One of my guilty interweb pleasures is the LOLcats site I Can Has Cheezeburger. Nothing like a dose of goofy to help one’s day through the lumpy bits.

If you like LOLcats, maybe you’ll like The Guardian‘s LOLBush. Here’s two of my favourites:

Dubya is doubtless a man who thinks himself misunderstood.

I just have trouble understanding myself. Like, why did I drive 1300km at the weekend, to play croquet? Well actually, that one’s easy. It was my dear friend Miss Penny’s birthday and I’m never one to pass up several tumblers of Pimms & dry on a Saturday afternoon with old friends, even if it is a bit further to the esky than the next block. It’s been a better season out there on the Breeza Plains, if the road kill is anything to go by. The dead roos by the side of the road were monsterous. I was in a sweat as I drove through the dusk.

There’s other things I haven’t understood in the past week though. For example: why does the Qantarse Club force one to use plastic knives, when all the other cutlery is stainless steel? Damned things don’t even cut the cheese they serve. It’s not logical. I’m sure I could inflict more personal damage with a fork than a rounded butter knife, if I was so inclined. Or indeed with one of the glasses or wine bottles available at the bar. What a stupid over-reaction to the so-called terrorism threat. (This whole line of thought just goes to show how long the delays are at Quantarse these days. Two hours seems standard. There’s going to be a mass exodus of customers before long.)

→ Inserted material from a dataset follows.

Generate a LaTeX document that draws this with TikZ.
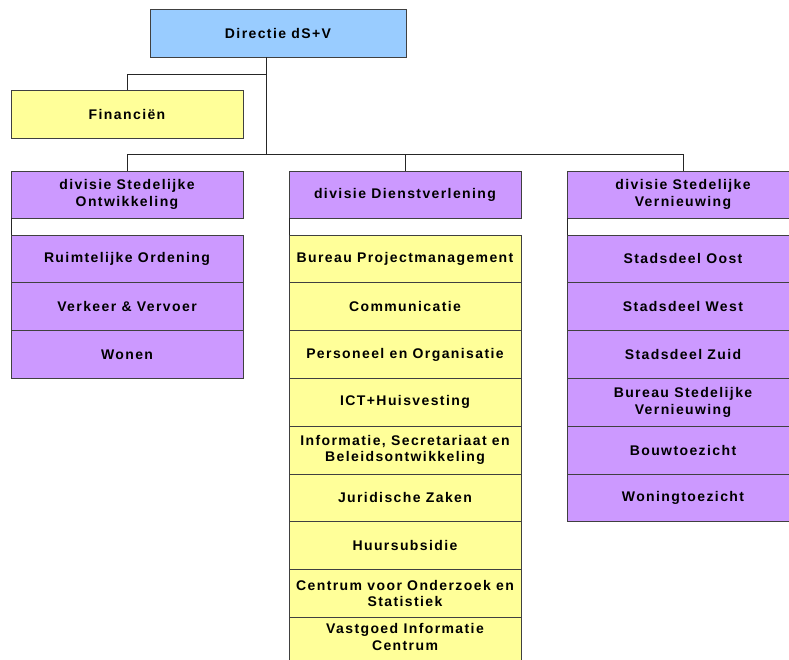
\documentclass[tikz,border=0pt]{standalone}
\usepackage{fontspec}
\setmainfont{Liberation Sans}[LetterSpace=10]
\usepackage{xcolor}
\definecolor{lichtblauw}{RGB}{153, 204, 255}
\definecolor{geel}{RGB}{255, 255, 153}
\definecolor{lila}{RGB}{204, 153, 255}
\usetikzlibrary{positioning}

\begin{document}
\begin{tikzpicture}[x=1pt, y=-1pt,
		box/.style={draw=black!75, line width=0.9pt, minimum width=232, minimum height=48,
			inner sep=0, outer sep=0, align=center,
			font=\fontsize{14}{16.5}\selectfont\bfseries},
		sub/.style={box, minimum height=47.8},
		lijn/.style={draw=black!85, line width=0.9pt}]
			\useasboundingbox (0,0) rectangle (789,659);
			\clip (0,0) rectangle (789,659);
			
			\node [box, fill=lichtblauw, minimum width=256] (dir) at (278,33) {Directie dS+V};
			\coordinate (stam) at (266,57);
			\node [box, fill=geel] (fin) at (127,114) {Financiën};
			
			\node [box, fill=lila, minimum height=47] (so) at (127,194.5) {divisie Stedelijke\\Ontwikkeling};
			\node [box, fill=lila, minimum height=47] (dv) at (405,194.5) {divisie Dienstverlening};
			\node [box, fill=lila, minimum height=47] (sv) at (683,194.5) {divisie Stedelijke\\Vernieuwing};
			
			% divisie Stedelijke Ontwikkeling
			\node [sub, fill=lila, below=17pt of so.south west, anchor=north west] (so1) {Ruimtelijke Ordening};
			\node [sub, fill=lila, below=0pt of so1] (so2) {Verkeer \& Vervoer};
			\node [sub, fill=lila, below=0pt of so2] (so3) {Wonen};
			
			% divisie Dienstverlening
			\node [sub, fill=geel, below=17pt of dv.south west, anchor=north west] (dv1) {Bureau Projectmanagement};
			\node [sub, fill=geel, below=0pt of dv1] (dv2) {Communicatie};
			\node [sub, fill=geel, below=0pt of dv2] (dv3) {Personeel en Organisatie};
			\node [sub, fill=geel, below=0pt of dv3] (dv4) {ICT+Huisvesting};
			\node [sub, fill=geel, below=0pt of dv4] (dv5) {Informatie, Secretariaat en\\Beleidsontwikkeling};
			\node [sub, fill=geel, below=0pt of dv5] (dv6) {Juridische Zaken};
			\node [sub, fill=geel, below=0pt of dv6] (dv7) {Huursubsidie};
			\node [sub, fill=geel, below=0pt of dv7] (dv8) {Centrum voor Onderzoek en\\Statistiek};
			\node [sub, fill=geel, below=0pt of dv8, minimum height=60, text height=31, text depth=25] (dv9) {Vastgoed Informatie\\Centrum};
			
			% divisie Stedelijke Vernieuwing
			\node [sub, fill=lila, below=17pt of sv.south west, anchor=north west] (sv1) {Stadsdeel Oost};
			\node [sub, fill=lila, below=0pt of sv1] (sv2) {Stadsdeel West};
			\node [sub, fill=lila, below=0pt of sv2] (sv3) {Stadsdeel Zuid};
			\node [sub, fill=lila, below=0pt of sv3] (sv4) {Bureau Stedelijke\\Vernieuwing};
			\node [sub, fill=lila, below=0pt of sv4] (sv5) {Bouwtoezicht};
			\node [sub, fill=lila, below=0pt of sv5] (sv6) {Woningtoezicht};
			
			% lijnen
			\draw [lijn] (stam) -- ++(0,17) -| (fin.north);
			\draw [lijn] (stam) -- ++(0,97) coordinate (balk) -| (so.north);
			\draw [lijn] (balk) -| (dv.north);
			\draw [lijn] (balk) -| (sv.north);
			\draw [lijn] (so.south west) -- (so1.north west);
			\draw [lijn] (dv.south west) -- (dv1.north west);
			\draw [lijn] (sv.south west) -- (sv1.north west);
		\end{tikzpicture}
\end{document}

And if I have trouble with comprehension, then so apparantly does the giant Salvos at Fyshwick, where they have an entire rack for donations they can’t quite get their head around. The heading should probably have read “Be Afraid” rather than “Be Surprised”. I looked, and amongst the masses of 80s tat there were indeed a couple of inexplicable items, including a dress consisting of a beautiful floor-length burgundy velvet skirt, attached to a hideous high-necked and long-sleeved red-and-green tartan bodice, complete with stiff ruffles. It was the sort of garment that might only be countenanced by certain religious minorities. Wheels turn, though, and I’m convinced that there will be something of interest there one day, so I’ll keep an eye out.